- **DATA FOR THIS TASK**
-------------------------
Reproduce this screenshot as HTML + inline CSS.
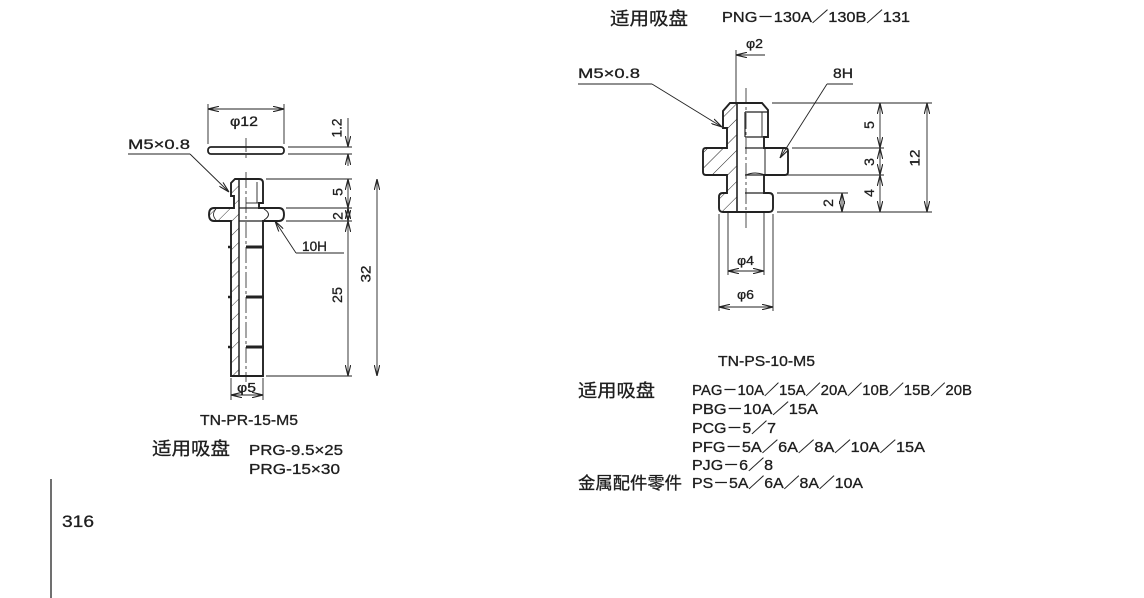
-------------------------
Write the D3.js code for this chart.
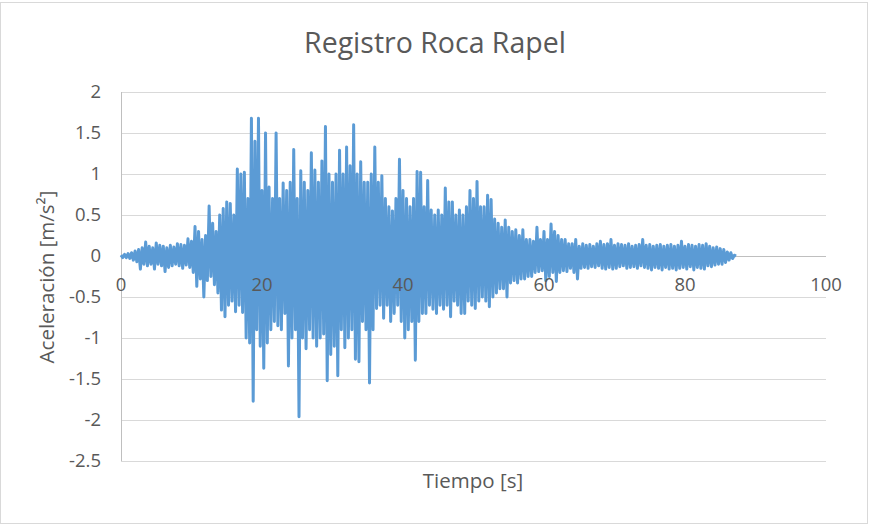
-------------------------
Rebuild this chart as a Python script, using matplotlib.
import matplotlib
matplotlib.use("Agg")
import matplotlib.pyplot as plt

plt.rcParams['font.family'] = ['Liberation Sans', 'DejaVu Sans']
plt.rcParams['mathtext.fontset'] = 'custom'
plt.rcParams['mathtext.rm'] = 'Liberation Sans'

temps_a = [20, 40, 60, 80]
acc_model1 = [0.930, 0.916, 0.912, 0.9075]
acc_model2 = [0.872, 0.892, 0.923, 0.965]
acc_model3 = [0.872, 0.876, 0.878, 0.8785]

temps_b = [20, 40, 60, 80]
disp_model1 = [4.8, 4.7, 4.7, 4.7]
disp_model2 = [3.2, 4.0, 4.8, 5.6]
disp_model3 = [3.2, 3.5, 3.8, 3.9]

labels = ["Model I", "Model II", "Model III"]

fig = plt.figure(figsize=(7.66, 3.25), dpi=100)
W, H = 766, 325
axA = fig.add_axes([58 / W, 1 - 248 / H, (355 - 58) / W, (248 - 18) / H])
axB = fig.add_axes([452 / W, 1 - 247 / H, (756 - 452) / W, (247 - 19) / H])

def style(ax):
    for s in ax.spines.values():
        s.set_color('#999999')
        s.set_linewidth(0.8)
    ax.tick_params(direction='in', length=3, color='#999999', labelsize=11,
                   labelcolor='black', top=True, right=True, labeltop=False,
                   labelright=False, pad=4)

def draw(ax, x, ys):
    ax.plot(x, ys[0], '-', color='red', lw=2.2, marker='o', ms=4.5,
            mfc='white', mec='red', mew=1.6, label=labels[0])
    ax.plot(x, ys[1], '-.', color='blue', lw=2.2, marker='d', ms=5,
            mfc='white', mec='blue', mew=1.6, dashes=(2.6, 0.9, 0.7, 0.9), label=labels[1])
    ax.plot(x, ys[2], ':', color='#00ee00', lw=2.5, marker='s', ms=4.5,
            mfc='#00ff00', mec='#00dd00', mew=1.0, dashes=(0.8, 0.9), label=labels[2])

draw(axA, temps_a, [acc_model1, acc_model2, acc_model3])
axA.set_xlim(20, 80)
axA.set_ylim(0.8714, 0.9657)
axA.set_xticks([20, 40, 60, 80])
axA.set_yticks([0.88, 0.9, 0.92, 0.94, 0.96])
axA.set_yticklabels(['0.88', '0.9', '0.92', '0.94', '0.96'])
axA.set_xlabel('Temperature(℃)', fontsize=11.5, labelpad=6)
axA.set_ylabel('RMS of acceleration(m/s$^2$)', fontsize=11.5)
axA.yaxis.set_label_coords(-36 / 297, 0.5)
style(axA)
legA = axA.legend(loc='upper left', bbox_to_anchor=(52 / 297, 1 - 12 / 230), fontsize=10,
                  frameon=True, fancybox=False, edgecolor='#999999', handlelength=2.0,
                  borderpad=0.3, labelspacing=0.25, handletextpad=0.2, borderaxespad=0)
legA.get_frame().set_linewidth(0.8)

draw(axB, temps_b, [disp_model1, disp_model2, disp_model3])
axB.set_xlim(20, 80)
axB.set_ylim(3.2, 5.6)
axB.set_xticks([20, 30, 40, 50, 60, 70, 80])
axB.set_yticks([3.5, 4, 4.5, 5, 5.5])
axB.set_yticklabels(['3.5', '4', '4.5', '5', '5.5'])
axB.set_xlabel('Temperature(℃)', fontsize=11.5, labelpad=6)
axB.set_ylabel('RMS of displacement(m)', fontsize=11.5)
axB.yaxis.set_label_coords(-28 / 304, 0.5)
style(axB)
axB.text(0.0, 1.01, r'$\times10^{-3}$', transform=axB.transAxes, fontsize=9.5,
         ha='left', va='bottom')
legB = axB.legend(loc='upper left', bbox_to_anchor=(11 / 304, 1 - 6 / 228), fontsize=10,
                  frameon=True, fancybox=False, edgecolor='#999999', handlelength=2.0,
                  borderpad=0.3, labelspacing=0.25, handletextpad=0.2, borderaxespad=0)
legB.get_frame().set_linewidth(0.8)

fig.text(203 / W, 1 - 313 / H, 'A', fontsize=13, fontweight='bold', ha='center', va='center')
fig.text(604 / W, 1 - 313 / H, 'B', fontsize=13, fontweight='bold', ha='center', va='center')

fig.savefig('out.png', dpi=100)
-------------------------
From the entries above, extract only the lines running from the one containing "Rebuild this chart" through the one containing "acc_model3 = [0.872, 0.876, 0.878, 0.8785]", inclusive.

- **FULL RESPONSE**
Rebuild this chart as a Python script, using matplotlib.
import matplotlib
matplotlib.use("Agg")
import matplotlib.pyplot as plt

plt.rcParams['font.family'] = ['Liberation Sans', 'DejaVu Sans']
plt.rcParams['mathtext.fontset'] = 'custom'
plt.rcParams['mathtext.rm'] = 'Liberation Sans'

temps_a = [20, 40, 60, 80]
acc_model1 = [0.930, 0.916, 0.912, 0.9075]
acc_model2 = [0.872, 0.892, 0.923, 0.965]
acc_model3 = [0.872, 0.876, 0.878, 0.8785]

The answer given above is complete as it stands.